Tim Dieppe, Head of Public Policy at Christian Concern, a British charity which aims to safeguard the legal rights of Christians, told the Catholic Herald: “Organisations which support blasphemy laws must lose their charitable status. They are trying to change the law to impose sharia law and to restrict free speech, and this is obviously incompatible with British values.

“This kind of network is not merely a threat to Christians like Asia Bibi, but people of all faiths and none here on British soil who do not believe in Islamist blasphemy laws,” he adds.

The Charity Commission said in a statement that “concerns have been raised” with them about Dawat-e-Islami, and that they would “assess the issues raised to determine what, if any, role there is for us as regulator".

But if the government is not at the very least willing to reconsider the status of groups openly at odds with our tradition of civil liberties, regardless of how “peaceful” they claim to be, what hope is there for the future and safeguarding Christian liberties?

As British society strays yet further into the “borderless, multicultural, multi-faith zone” that Peter Hitchens described Tory Britain as and warned about more than ten years ago, is it not obvious that some sects in such a country will choose to strongly assert themselves?

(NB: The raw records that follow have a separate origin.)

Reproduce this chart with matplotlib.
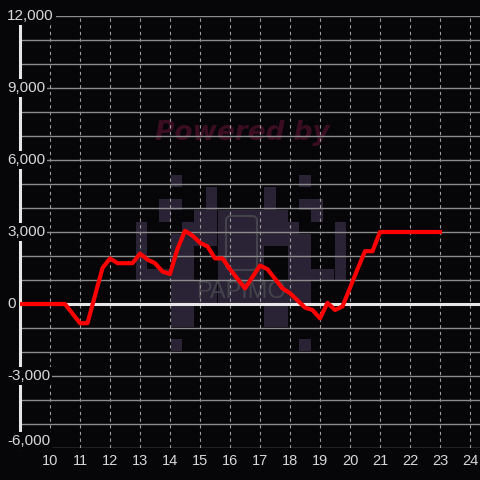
import matplotlib.pyplot as plt
from matplotlib.patches import Rectangle, FancyBboxPatch

# line data (hour of day -> value)
hours = [9, 10.5, 11, 11.25, 11.75, 12, 12.25, 12.75, 13, 13.25, 13.5, 13.75,
         14, 14.25, 14.5, 14.75, 15, 15.25, 15.5, 15.75, 16, 16.5, 17, 17.25,
         17.75, 18, 18.5, 18.75, 19, 19.25, 19.5, 19.75, 20.25, 20.5, 20.75,
         21, 23]
values = [0, 0, -800, -800, 1500, 1900, 1700, 1700, 2100, 1850, 1700, 1350,
          1250, 2300, 3050, 2850, 2550, 2400, 1900, 1900, 1450, 650, 1600, 1450,
          650, 450, -150, -250, -600, 50, -250, -100, 1450, 2200, 2200,
          3000, 3000]

x_ticks = list(range(10, 25))
y_ticks = [-6000, -3000, 0, 3000, 6000, 9000, 12000]
y_tick_labels = ["-6,000", "-3,000", "0", "3,000", "6,000", "9,000", "12,000"]

# watermark pixel logo
logo = [
    "...X..........X...",
    "......X....X......",
    "..XX..X....X..XX..",
    "..X..XXXXXXXX..X..",
    "X...XXXXXXXXXX...X",
    "X..XXXXXXXXXXXX..X",
    "X..XX..XXXX..XX..X",
    "X..XX..XXXX..XX..X",
    "XXXXX..XXXX..XXXXX",
    "...XXXXXXXXXXXX...",
    "...XXXXXXXXXXXX...",
    "...XX......XX.....",
    "...XX......XX.....",
    "..................",
    "...X..........X...",
]

BG = "#060508"
FG = "#d8d8d8"

plt.rcParams["font.family"] = ["Liberation Sans", "DejaVu Sans"]

fig = plt.figure(figsize=(4.8, 4.8), dpi=100, facecolor=BG)

# background layer in pixel units for the watermark
bg = fig.add_axes([0, 0, 1, 1], zorder=0)
bg.set_xlim(0, 480)
bg.set_ylim(480, 0)
bg.axis("off")
bg.set_facecolor(BG)
cell = 11.7
for r, row in enumerate(logo):
    for c, ch in enumerate(row):
        if ch == "X":
            bg.add_patch(Rectangle((135.6 + c * cell, 175.3 + r * cell), cell, cell,
                                   facecolor="#2a2336", edgecolor="none"))
bg.add_patch(FancyBboxPatch((226, 216), 31, 54, boxstyle="round,pad=0,rounding_size=5",
                            facecolor="none", edgecolor="#44424a", linewidth=1.5))
bg.text(241, 292, "PAPIMO", color="#44424a", fontsize=17, ha="center", va="center",
        family=["Liberation Sans Narrow", "Liberation Sans"])
bg.text(242, 133, "Powered by", color="#3a0d21", fontsize=19, fontweight="bold",
        fontstyle="italic", ha="center", va="center", family="DejaVu Sans")

ax = fig.add_axes([20 / 480, 32 / 480, 460 / 480, 432 / 480], zorder=1)
ax.patch.set_alpha(0)
ax.set_xlim(9, 9 + 460 / 30)
ax.set_ylim(-6000, 12000)

for s in ["top", "right", "bottom"]:
    ax.spines[s].set_visible(False)
ax.spines["left"].set_color("#e6e6e6")
ax.spines["left"].set_linewidth(2.2)
ax.spines["left"].set_zorder(3)

ax.set_yticks(range(-6000, 12001, 1000))
ax.set_xticks(x_ticks)
ax.tick_params(left=False, bottom=False, labelleft=False, labelbottom=False)
ax.grid(axis="y", color="#8c8c8c", linewidth=1, linestyle="-")
ax.grid(axis="x", color="#9a9a9a", linewidth=0.8, linestyle=(0, (3, 3)))
ax.set_axisbelow(True)

ax.axhline(0, color="#e6e6e6", linewidth=2.2, zorder=4)
ax.plot(hours, values, color="#ff0000", linewidth=3, zorder=5)

# y labels sit inside the plot, left aligned, on a background box
for v, lab in zip(y_ticks, y_tick_labels):
    va = "bottom" if v == -6000 else "center"
    ax.text((7 - 20) / 460, v, lab, color=FG, fontsize=11,
            ha="left", va=va, transform=ax.get_yaxis_transform(), zorder=10,
            clip_on=False,
            bbox=dict(facecolor=BG, edgecolor="none", pad=1.5))

for x in x_ticks:
    ax.text(x, -0.03, str(x), color=FG, fontsize=10.5, ha="center", va="center",
            transform=ax.get_xaxis_transform(), clip_on=False)

fig.savefig("out.png", dpi=100, facecolor=BG)
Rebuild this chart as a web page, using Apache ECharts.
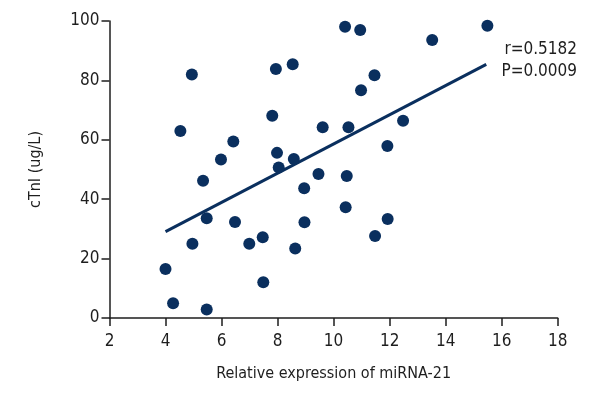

It is surely up to Christians to respond in kind.

Photo: Shaykh Ashiqur Rahman leads a morning prayer on stage as people participate in the 'Eid On The Square' event in London, United Kingdom, 8 June 2025. The Mayor of London, Sadiq Khan, was hosting the 'Eid On The Square' event as Muslims marked Eid al-Adha. It is the second of the two main holidays in Islam. (Photo by Alishia Abodunde/Getty Images.)

Note: Former Charity Commission Chair Baroness Stowell and Dawat-e-Islami UK did not respond to requests for comment by publication time.